[Begin]
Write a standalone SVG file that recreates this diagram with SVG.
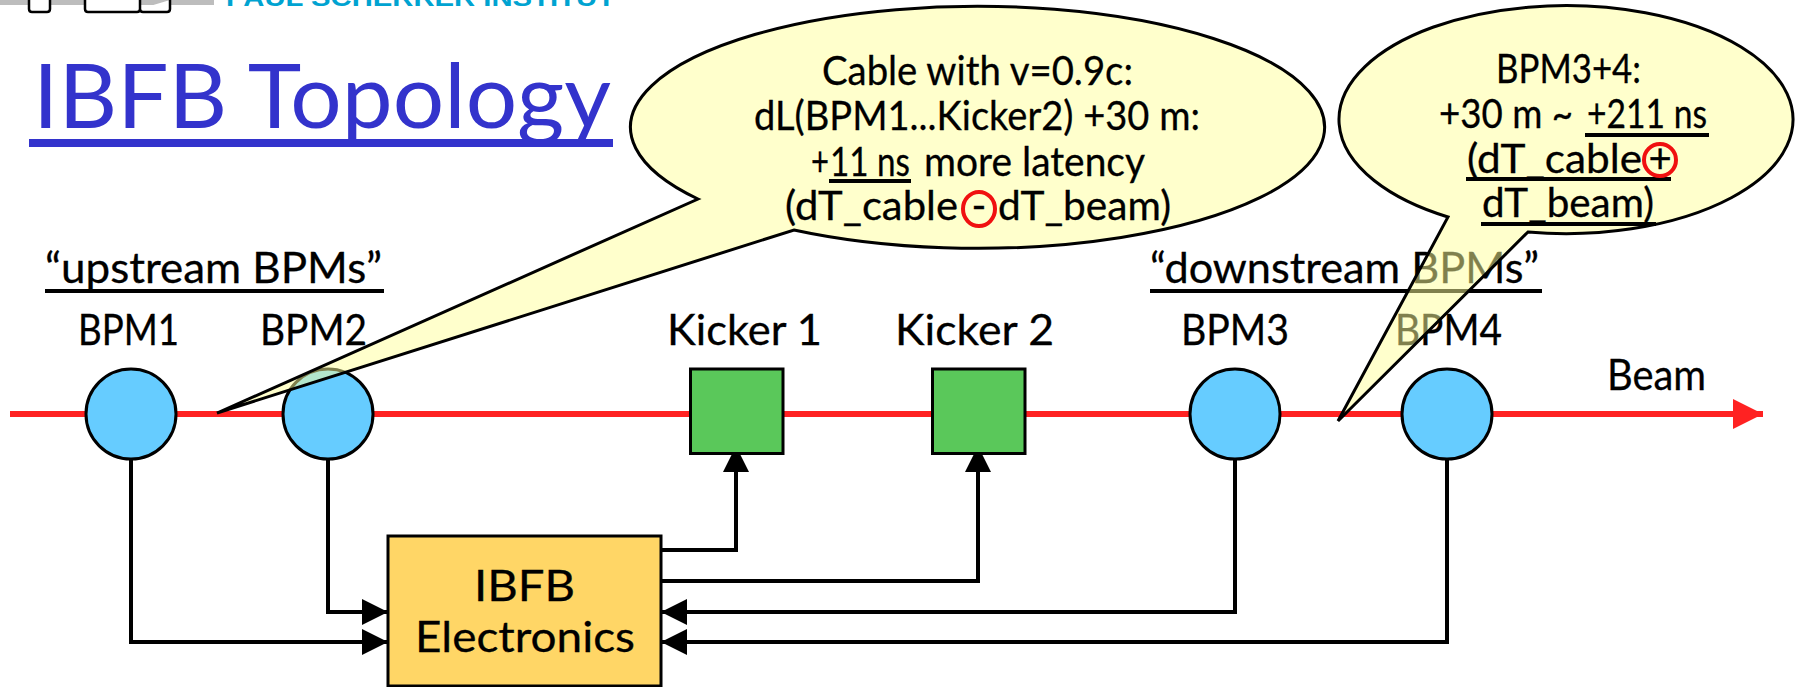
<svg xmlns="http://www.w3.org/2000/svg" width="1801" height="687" viewBox="0 0 1801 687">
<style>
text{font-family:"Lato","Open Sans","Liberation Sans",sans-serif;fill:#000}
.t{font-size:42px;stroke:#000;stroke-width:.3}
.c{font-size:40px;stroke:#000;stroke-width:.3}
.ul{stroke:#000;stroke-width:4;fill:none}
.bpm{fill:#66CCFF;stroke:#000;stroke-width:3}
.kick{fill:#5AC85A;stroke:#000;stroke-width:3}
.wire{fill:none;stroke:#000;stroke-width:4}
.call{fill:#FFFF99;fill-opacity:.5;stroke:#000;stroke-width:3}
.ring{fill:none;stroke:#F01010;stroke-width:4}
</style>
<defs>
<marker id="ah" markerUnits="userSpaceOnUse" markerWidth="27" markerHeight="26" refX="26" refY="13" orient="auto"><path d="M0 0L26 13L0 26Z" fill="#000"/></marker>
<marker id="beamhead" markerUnits="userSpaceOnUse" markerWidth="31" markerHeight="30" refX="30" refY="15" orient="auto"><path d="M0 0L30 15L0 30Z" fill="#FF2222"/></marker>
</defs>
<rect width="1801" height="687" fill="#fff"/>
<g id="logo">
<rect x="0" y="0" width="214" height="5" fill="#BDBDBD"/>
<path d="M29 0V9Q29 12 32 12H47Q50 12 50 9V0M85 0V9Q85 12 88 12H137Q140 12 140 9V0M140 9Q140 12 143 12H167Q170 12 170 9V0" fill="#fff" stroke="#000" stroke-width="2.500"/>
<text x="226" y="6" font-size="24" font-weight="700" textLength="389" lengthAdjust="spacingAndGlyphs" style="font-family:'Liberation Sans',sans-serif;fill:#00A3D1">PAUL SCHERRER INSTITUT</text>
</g>
<g id="title">
<text x="33" y="128" font-size="90" textLength="578" lengthAdjust="spacingAndGlyphs" style="fill:#3333CC">IBFB Topology</text>
<rect x="29" y="139" width="584" height="8" fill="#3333CC"/>
</g>
<g id="labels">
<text class="t" x="45" y="283" textLength="337" lengthAdjust="spacingAndGlyphs">“upstream BPMs”</text>
<line class="ul" x1="45" y1="291" x2="384" y2="291"/>
<text class="t" x="1150" y="283" textLength="389" lengthAdjust="spacingAndGlyphs">“downstream BPMs”</text>
<line class="ul" x1="1150" y1="291" x2="1542" y2="291"/>
<text class="t" x="1607" y="390" textLength="99" lengthAdjust="spacingAndGlyphs">Beam</text>
</g>
<g id="connectors">
<line x1="10" y1="414" x2="1763" y2="414" stroke="#FF2222" stroke-width="6" marker-end="url(#beamhead)"/>
<path class="wire" d="M131 455V642H388" marker-end="url(#ah)"/>
<path class="wire" d="M328 455V612H388" marker-end="url(#ah)"/>
<path class="wire" d="M1235 455V612H661" marker-end="url(#ah)"/>
<path class="wire" d="M1447 455V642H661" marker-end="url(#ah)"/>
<path class="wire" d="M661 550H736V446" marker-end="url(#ah)"/>
<path class="wire" d="M661 581H978V446" marker-end="url(#ah)"/>
</g>
<g id="bpm1"><circle class="bpm" cx="131" cy="414" r="45"/><text class="t" x="78" y="345" textLength="101" lengthAdjust="spacingAndGlyphs">BPM1</text></g>
<g id="bpm2"><circle class="bpm" cx="328" cy="414" r="45"/><text class="t" x="260" y="345" textLength="107" lengthAdjust="spacingAndGlyphs">BPM2</text></g>
<g id="kicker1"><rect class="kick" x="690.5" y="369" width="92.500" height="84.500"/><text class="t" x="667" y="345" textLength="155" lengthAdjust="spacingAndGlyphs">Kicker 1</text></g>
<g id="kicker2"><rect class="kick" x="932.5" y="369" width="92.500" height="84.500"/><text class="t" x="895" y="345" textLength="159" lengthAdjust="spacingAndGlyphs">Kicker 2</text></g>
<g id="bpm3"><circle class="bpm" cx="1235" cy="414" r="45"/><text class="t" x="1181" y="345" textLength="108" lengthAdjust="spacingAndGlyphs">BPM3</text></g>
<g id="bpm4"><circle class="bpm" cx="1447" cy="414" r="45"/><text class="t" x="1395" y="345" textLength="107" lengthAdjust="spacingAndGlyphs">BPM4</text></g>
<g id="ibfb">
<rect x="388" y="536" width="273" height="150" fill="#FFD666" stroke="#000" stroke-width="3"/>
<text class="t" x="474" y="601" textLength="101" lengthAdjust="spacingAndGlyphs">IBFB</text>
<text class="t" x="415" y="652" textLength="220" lengthAdjust="spacingAndGlyphs">Electronics</text>
</g>
<g id="callout1">
<path class="call" d="M794 230A347 121 0 1 0 698 199L217 413Z"/>
<text class="c" x="822" y="85" textLength="311" lengthAdjust="spacingAndGlyphs">Cable with v=0.9c:</text>
<text class="c" x="754" y="130" textLength="446" lengthAdjust="spacingAndGlyphs">dL(BPM1...Kicker2) +30 m:</text>
<text class="c" x="811" y="176" textLength="18" lengthAdjust="spacingAndGlyphs">+</text>
<text class="c" x="830" y="176" textLength="80" lengthAdjust="spacingAndGlyphs">11 ns</text>
<text class="c" x="924" y="176" textLength="221" lengthAdjust="spacingAndGlyphs">more latency</text>
<line class="ul" x1="829" y1="181" x2="911" y2="181"/>
<text class="c" x="785" y="220" textLength="173" lengthAdjust="spacingAndGlyphs">(dT_cable</text>
<text class="c" x="979" y="220" text-anchor="middle">-</text>
<text class="c" x="998" y="220" textLength="173" lengthAdjust="spacingAndGlyphs">dT_beam)</text>
<ellipse class="ring" cx="979" cy="209" rx="16" ry="17"/>
</g>
<g id="callout2">
<path class="call" d="M1528 232A227 114 0 1 0 1448 217L1338 421Z"/>
<text class="c" x="1496" y="83" textLength="145" lengthAdjust="spacingAndGlyphs">BPM3+4:</text>
<text class="c" x="1439" y="128" textLength="134" lengthAdjust="spacingAndGlyphs">+30 m ~</text>
<text class="c" x="1587" y="128" textLength="120" lengthAdjust="spacingAndGlyphs">+211 ns</text>
<line class="ul" x1="1585" y1="135" x2="1709" y2="135"/>
<text class="c" x="1467" y="173" textLength="175" lengthAdjust="spacingAndGlyphs">(dT_cable</text>
<text class="c" x="1660" y="173" text-anchor="middle">+</text>
<line class="ul" x1="1466" y1="179" x2="1671" y2="179"/>
<ellipse class="ring" cx="1660" cy="160" rx="16" ry="16"/>
<text class="c" x="1482" y="217" textLength="172" lengthAdjust="spacingAndGlyphs">dT_beam)</text>
<line class="ul" x1="1481" y1="224" x2="1656" y2="224"/>
</g>
</svg>
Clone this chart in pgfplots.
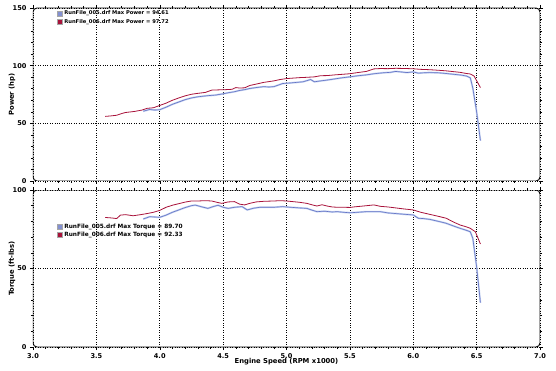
[End]
Repeat all the records above exactly, leaving out any pictures.

Write a standalone SVG file that recreates this diagram with SVG.
<svg xmlns="http://www.w3.org/2000/svg" width="1801" height="687" viewBox="0 0 1801 687">
<style>
text{font-family:"Lato","Open Sans","Liberation Sans",sans-serif;fill:#000}
.t{font-size:42px;stroke:#000;stroke-width:.3}
.c{font-size:40px;stroke:#000;stroke-width:.3}
.ul{stroke:#000;stroke-width:4;fill:none}
.bpm{fill:#66CCFF;stroke:#000;stroke-width:3}
.kick{fill:#5AC85A;stroke:#000;stroke-width:3}
.wire{fill:none;stroke:#000;stroke-width:4}
.call{fill:#FFFF99;fill-opacity:.5;stroke:#000;stroke-width:3}
.ring{fill:none;stroke:#F01010;stroke-width:4}
</style>
<defs>
<marker id="ah" markerUnits="userSpaceOnUse" markerWidth="27" markerHeight="26" refX="26" refY="13" orient="auto"><path d="M0 0L26 13L0 26Z" fill="#000"/></marker>
<marker id="beamhead" markerUnits="userSpaceOnUse" markerWidth="31" markerHeight="30" refX="30" refY="15" orient="auto"><path d="M0 0L30 15L0 30Z" fill="#FF2222"/></marker>
</defs>
<rect width="1801" height="687" fill="#fff"/>
<g id="logo">
<rect x="0" y="0" width="214" height="5" fill="#BDBDBD"/>
<path d="M29 0V9Q29 12 32 12H47Q50 12 50 9V0M85 0V9Q85 12 88 12H137Q140 12 140 9V0M140 9Q140 12 143 12H167Q170 12 170 9V0" fill="#fff" stroke="#000" stroke-width="2.500"/>
<text x="226" y="6" font-size="24" font-weight="700" textLength="389" lengthAdjust="spacingAndGlyphs" style="font-family:'Liberation Sans',sans-serif;fill:#00A3D1">PAUL SCHERRER INSTITUT</text>
</g>
<g id="title">
<text x="33" y="128" font-size="90" textLength="578" lengthAdjust="spacingAndGlyphs" style="fill:#3333CC">IBFB Topology</text>
<rect x="29" y="139" width="584" height="8" fill="#3333CC"/>
</g>
<g id="labels">
<text class="t" x="45" y="283" textLength="337" lengthAdjust="spacingAndGlyphs">“upstream BPMs”</text>
<line class="ul" x1="45" y1="291" x2="384" y2="291"/>
<text class="t" x="1150" y="283" textLength="389" lengthAdjust="spacingAndGlyphs">“downstream BPMs”</text>
<line class="ul" x1="1150" y1="291" x2="1542" y2="291"/>
<text class="t" x="1607" y="390" textLength="99" lengthAdjust="spacingAndGlyphs">Beam</text>
</g>
<g id="connectors">
<line x1="10" y1="414" x2="1763" y2="414" stroke="#FF2222" stroke-width="6" marker-end="url(#beamhead)"/>
<path class="wire" d="M131 455V642H388" marker-end="url(#ah)"/>
<path class="wire" d="M328 455V612H388" marker-end="url(#ah)"/>
<path class="wire" d="M1235 455V612H661" marker-end="url(#ah)"/>
<path class="wire" d="M1447 455V642H661" marker-end="url(#ah)"/>
<path class="wire" d="M661 550H736V446" marker-end="url(#ah)"/>
<path class="wire" d="M661 581H978V446" marker-end="url(#ah)"/>
</g>
<g id="bpm1"><circle class="bpm" cx="131" cy="414" r="45"/><text class="t" x="78" y="345" textLength="101" lengthAdjust="spacingAndGlyphs">BPM1</text></g>
<g id="bpm2"><circle class="bpm" cx="328" cy="414" r="45"/><text class="t" x="260" y="345" textLength="107" lengthAdjust="spacingAndGlyphs">BPM2</text></g>
<g id="kicker1"><rect class="kick" x="690.5" y="369" width="92.500" height="84.500"/><text class="t" x="667" y="345" textLength="155" lengthAdjust="spacingAndGlyphs">Kicker 1</text></g>
<g id="kicker2"><rect class="kick" x="932.5" y="369" width="92.500" height="84.500"/><text class="t" x="895" y="345" textLength="159" lengthAdjust="spacingAndGlyphs">Kicker 2</text></g>
<g id="bpm3"><circle class="bpm" cx="1235" cy="414" r="45"/><text class="t" x="1181" y="345" textLength="108" lengthAdjust="spacingAndGlyphs">BPM3</text></g>
<g id="bpm4"><circle class="bpm" cx="1447" cy="414" r="45"/><text class="t" x="1395" y="345" textLength="107" lengthAdjust="spacingAndGlyphs">BPM4</text></g>
<g id="ibfb">
<rect x="388" y="536" width="273" height="150" fill="#FFD666" stroke="#000" stroke-width="3"/>
<text class="t" x="474" y="601" textLength="101" lengthAdjust="spacingAndGlyphs">IBFB</text>
<text class="t" x="415" y="652" textLength="220" lengthAdjust="spacingAndGlyphs">Electronics</text>
</g>
<g id="callout1">
<path class="call" d="M794 230A347 121 0 1 0 698 199L217 413Z"/>
<text class="c" x="822" y="85" textLength="311" lengthAdjust="spacingAndGlyphs">Cable with v=0.9c:</text>
<text class="c" x="754" y="130" textLength="446" lengthAdjust="spacingAndGlyphs">dL(BPM1...Kicker2) +30 m:</text>
<text class="c" x="811" y="176" textLength="18" lengthAdjust="spacingAndGlyphs">+</text>
<text class="c" x="830" y="176" textLength="80" lengthAdjust="spacingAndGlyphs">11 ns</text>
<text class="c" x="924" y="176" textLength="221" lengthAdjust="spacingAndGlyphs">more latency</text>
<line class="ul" x1="829" y1="181" x2="911" y2="181"/>
<text class="c" x="785" y="220" textLength="173" lengthAdjust="spacingAndGlyphs">(dT_cable</text>
<text class="c" x="979" y="220" text-anchor="middle">-</text>
<text class="c" x="998" y="220" textLength="173" lengthAdjust="spacingAndGlyphs">dT_beam)</text>
<ellipse class="ring" cx="979" cy="209" rx="16" ry="17"/>
</g>
<g id="callout2">
<path class="call" d="M1528 232A227 114 0 1 0 1448 217L1338 421Z"/>
<text class="c" x="1496" y="83" textLength="145" lengthAdjust="spacingAndGlyphs">BPM3+4:</text>
<text class="c" x="1439" y="128" textLength="134" lengthAdjust="spacingAndGlyphs">+30 m ~</text>
<text class="c" x="1587" y="128" textLength="120" lengthAdjust="spacingAndGlyphs">+211 ns</text>
<line class="ul" x1="1585" y1="135" x2="1709" y2="135"/>
<text class="c" x="1467" y="173" textLength="175" lengthAdjust="spacingAndGlyphs">(dT_cable</text>
<text class="c" x="1660" y="173" text-anchor="middle">+</text>
<line class="ul" x1="1466" y1="179" x2="1671" y2="179"/>
<ellipse class="ring" cx="1660" cy="160" rx="16" ry="16"/>
<text class="c" x="1482" y="217" textLength="172" lengthAdjust="spacingAndGlyphs">dT_beam)</text>
<line class="ul" x1="1481" y1="224" x2="1656" y2="224"/>
</g>
</svg>
Clone this chart in pgfplots.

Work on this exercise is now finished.